The deer are meant to roam, so if you pen them they'll need a huge amount of land or supplementing. They're given stock licks and lucerne once they show signs of starving on this 'farm'. The stags can be some of the most dangerous livestock known to man, once they lose that wild fear of humans. They're a life-threatening animal to try to handle or manage in any way, and truly vicious, especially if cornered, but the stags will come running from acres away to try to kill you. There's almost nothing you can do to escape or intimidate them. They kill dogs and the goats on the property, and basically anything that they can. They go over and under the deer fencing if they can, to get you. This is regardless of gender and the time of season. They're mangy, scarred, wormy, incredibly aggressive, not handled or treated in any way at all except when guided into a truck to be sold to be butchered, and the way the landlord gets them into the truck is to offer himself as prey and escape through trick concealed doors in the tunnels. His son copped a deer's hoof through his lower jaw and into his skull, barely survived. If you look directly at them, they charge to attack, no matter the distance. A semi-tame deer is so much different to a wild deer. People say bottle-fed and hand-reared stags are the worst of all.
One other deer I was familiar with as a child was a doe of a quite small species, not sure which, but she went from a little girl's pet to a vicious unprovocated hoof-stabbing mauler who was not able to be handled and would bite like a dog. And on the other hand, there's a big professional deer farm not far from here, where they manage to hand-feed some of their deer, but still have issues with very aggressive stags and hence the sheer danger levels of managing the animals properly. Staff will die, it's just an occupational hazard.
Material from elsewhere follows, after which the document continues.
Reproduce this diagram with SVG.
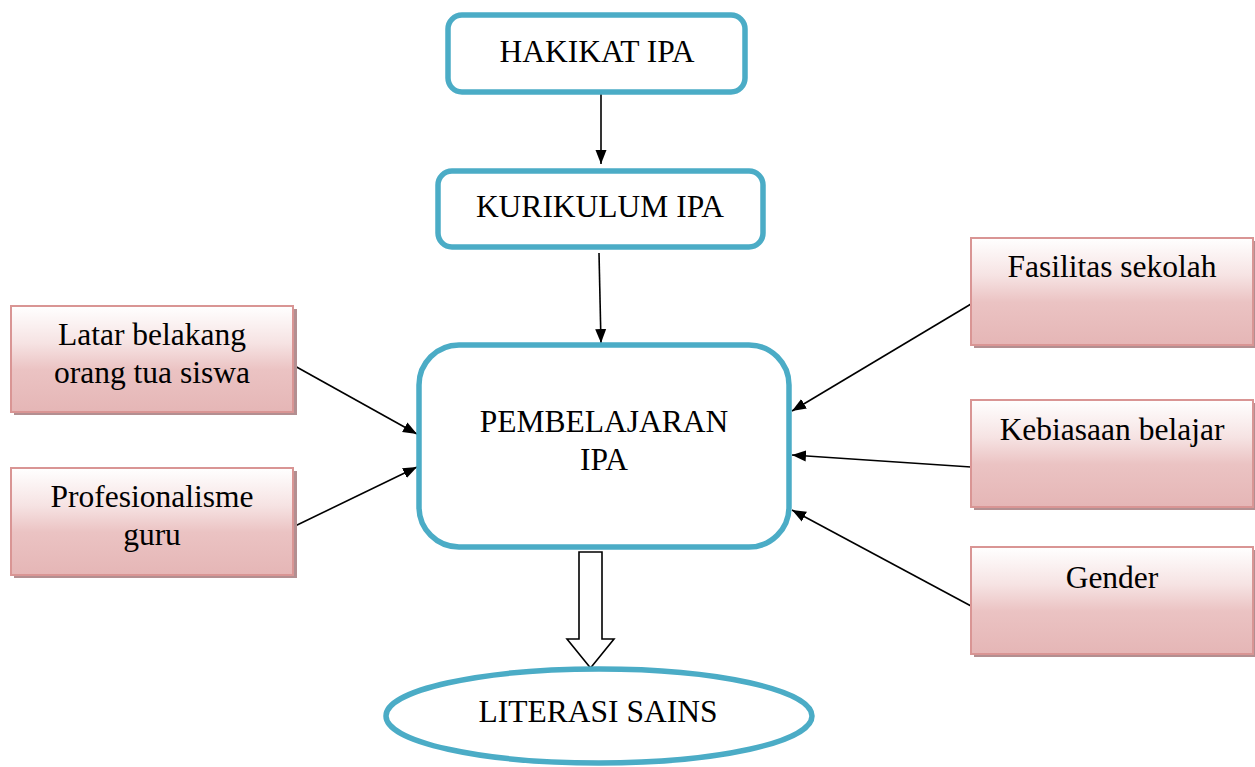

In future I'd like to 'keep' deer, but since they're wild all over Australia, I wouldn't officially obtain any, I'd just go hunting for my meat. I've got a pretty good eye for phenotypical expression of defective genes, so I'd manage their genetics the good old fashioned land-steward's way... I'd eat those unfit to breed. Bugger farming them! There's also great demand for, and money in, crops of both animals and plants that don't threaten your life so consistently, as a rule. They're so much safer wild.